Amendment 191C requires a joint spatial development strategy to take account of any local nature recovery strategy that relates to any part of the joint strategy area concerned.
LGA View
We support the principle of these amendments as the LGA has called on Government to provide greater clarity over the relationship between planning and nature recovery policies. Local Nature Recovery Strategies (LNRS) have important potential to spearhead nature recovery.
Councils urgently need clarity from the Department for Environment, Food and Rural Affairs (Defra) over the timeline for implementation of LNRS, including funding for new burdens.
Defra should also develop a capacity building strategy to ensure all Local Planning Authorities can access the right skillsets to develop and implement LNRS, including ecological expertise. The current skills shortage in ecologists is a key barrier to effectively improving local biodiversity. According to the Association of Directors of Environment, Economy, Planning and Transport (ADEPT) response to the Local Nature Recovery Strategies consultation around half of local authorities no longer have in-house ecological expertise; and where it does exist, it is stretched and often shared between a number of authorities.

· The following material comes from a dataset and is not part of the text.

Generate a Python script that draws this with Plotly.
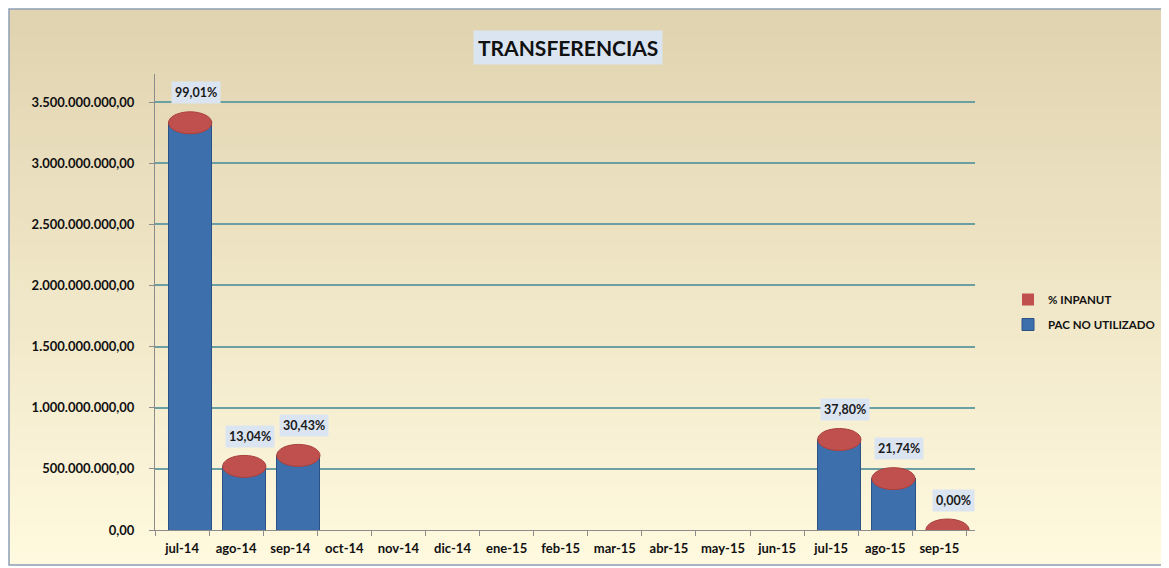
import plotly.graph_objects as go

# ---------------- data ----------------
categories = ["jul-14", "ago-14", "sep-14", "oct-14", "nov-14", "dic-14", "ene-15",
              "feb-15", "mar-15", "abr-15", "may-15", "jun-15", "jul-15", "ago-15", "sep-15"]
pac_no_utilizado = [3.33e9, 5.2e8, 6.1e8, None, None, None, None,
                    None, None, None, None, None, 7.4e8, 4.2e8, 0.0]
pct_inpanut = [0.9901, 0.1304, 0.3043, None, None, None, None,
               None, None, None, None, None, 0.3780, 0.2174, 0.0]
tick_values = [0, 5e8, 1e9, 1.5e9, 2e9, 2.5e9, 3e9, 3.5e9]

# ---------------- layout constants (page pixels; body has 8px margin) ----------------
OFF = 8
W, H = 1169 - OFF, 568 - OFF
PL, PR, PT, PB = 155 - OFF, 975 - OFF, 74 - OFF, 530 - OFF   # plot area in figure pixels
YMAX = 3.5e9 * (PB - PT) / 428.0
BLUE = "#3d6fad"
RED = "#c0504d"
FONT = "Lato"

def px_to_paper_x(px_page):
    return (px_page - OFF - PL) / (PR - PL)

def px_to_paper_y(py_page):
    return (PB - (py_page - OFF)) / (PB - PT)

units_per_px = YMAX / (PB - PT)
half_h = 11 * units_per_px
bar_w = 0.8
shift = 0.15   # pseudo-3D depth shift of the cylinders (category units)

fig = go.Figure()
fig.add_trace(go.Bar(
    x=categories, y=pac_no_utilizado, name="PAC NO UTILIZADO",
    marker=dict(color=BLUE, line=dict(color="#2b5283", width=1)),
    width=bar_w, offset=-bar_w / 2 + shift, legendgroup="b", legendrank=2,
))
fig.add_trace(go.Bar(
    x=categories, y=pct_inpanut, name="% INPANUT",
    marker=dict(color=RED, line=dict(width=0)),
    width=bar_w, offset=-bar_w / 2 + shift, legendgroup="a", legendrank=1,
))

shapes = []
# background gradient frame
top_c = (225, 212, 176)
bot_c = (255, 249, 223)
fx0, fx1 = px_to_paper_x(9), px_to_paper_x(1169)
fy_top, fy_bot = 9, 565
N = 40
for k in range(N):
    t = k / (N - 1)
    c = tuple(int(top_c[j] + (bot_c[j] - top_c[j]) * t) for j in range(3))
    y_a = fy_top + (fy_bot - fy_top) * k / N
    y_b = fy_top + (fy_bot - fy_top) * (k + 1) / N + 1
    shapes.append(dict(type="rect", xref="paper", yref="paper",
                       x0=fx0, x1=fx1, y0=px_to_paper_y(min(y_b, fy_bot)), y1=px_to_paper_y(y_a),
                       fillcolor="rgb(%d,%d,%d)" % c, line=dict(width=0), layer="below"))
shapes.append(dict(type="rect", xref="paper", yref="paper",
                   x0=fx0, x1=fx1, y0=px_to_paper_y(fy_bot), y1=px_to_paper_y(fy_top),
                   fillcolor="rgba(0,0,0,0)", line=dict(color="#8f9db5", width=1.5), layer="below"))

# cylinder tops and labels
annotations = []
for i, (v, p) in enumerate(zip(pac_no_utilizado, pct_inpanut)):
    if v is None:
        continue
    shapes.append(dict(type="circle", xref="x", yref="y",
                       x0=i - bar_w / 2 + shift, x1=i + bar_w / 2 + shift,
                       y0=v - half_h, y1=v + half_h,
                       fillcolor=RED, line=dict(color="#a8403d", width=1), layer="above"))
    label = ("%.2f%%" % (p * 100)).replace(".", ",")
    annotations.append(dict(x=i + shift, y=v, xref="x", yref="y", text=label, showarrow=False,
                            xanchor="center", yanchor="middle",
                            yshift=30, xshift=6, bgcolor="#dbe5f1",
                            font=dict(family=FONT, size=12.5, color="#1a1a1a", weight="bold"),
                            borderpad=3))

annotations.append(dict(x=px_to_paper_x(568), y=px_to_paper_y(47), xref="paper", yref="paper",
                        xanchor="center", yanchor="middle",
                        text="TRANSFERENCIAS", showarrow=False, bgcolor="#dbe5f1",
                        font=dict(family=FONT, size=21, color="#111111", weight="bold"),
                        borderpad=4))

fig.update_layout(
    width=W, height=H,
    margin=dict(l=PL, r=W - PR, t=PT, b=H - PB, pad=0, autoexpand=False),
    paper_bgcolor="white", plot_bgcolor="rgba(0,0,0,0)",
    barmode="stack", bargap=0.2,
    separators=",.",
    showlegend=True,
    legend=dict(x=px_to_paper_x(1008), y=px_to_paper_y(312), xanchor="left", yanchor="middle",
                bgcolor="rgba(0,0,0,0)", tracegroupgap=6, itemwidth=30,
                font=dict(family=FONT, size=11.5, color="#111111", weight="bold")),
    shapes=shapes, annotations=annotations,
    xaxis=dict(type="category", tickson="boundaries", ticks="outside", ticklen=5,
               tickcolor="#8c8c8c", showline=True, linecolor="#8c8c8c",
               ticklabelstandoff=6,
               showgrid=False, tickfont=dict(family=FONT, size=13, color="#111111", weight="bold")),
    yaxis=dict(range=[0, YMAX], tickvals=tick_values, tickformat=",.2f",
               showgrid=True, gridcolor="#6c9fa2", gridwidth=1.5, zeroline=False,
               showline=True, linecolor="#8c8c8c", ticks="outside", ticklen=5,
               tickcolor="#8c8c8c", ticklabelstandoff=12,
               tickfont=dict(family=FONT, size=13, color="#111111", weight="bold")),
)

fig.write_html("out.html")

Blue Plaques: Government Amendment 271A, tabled by Lord Parkinson
This amendment would extend the statutory power of the Historic Buildings and Monuments Commission for England to provide and erect blue plaques in Greater London to the whole of England.
LGA View
We support this amendment. Blue plaques are an excellent way of celebrating what makes our places special. The LGA has long advocated for opening up the benefits of this scheme to even more communities.
This announcement is recognition that the unique heritage of place extends beyond our capital city and has a vital role to play in boosting civic pride. It represents an opportunity for local people to celebrate the diversity of voices that have shaped our communities up and down the country.
The LGA look forward to working with the Government, Historic England and local councils to support this programme.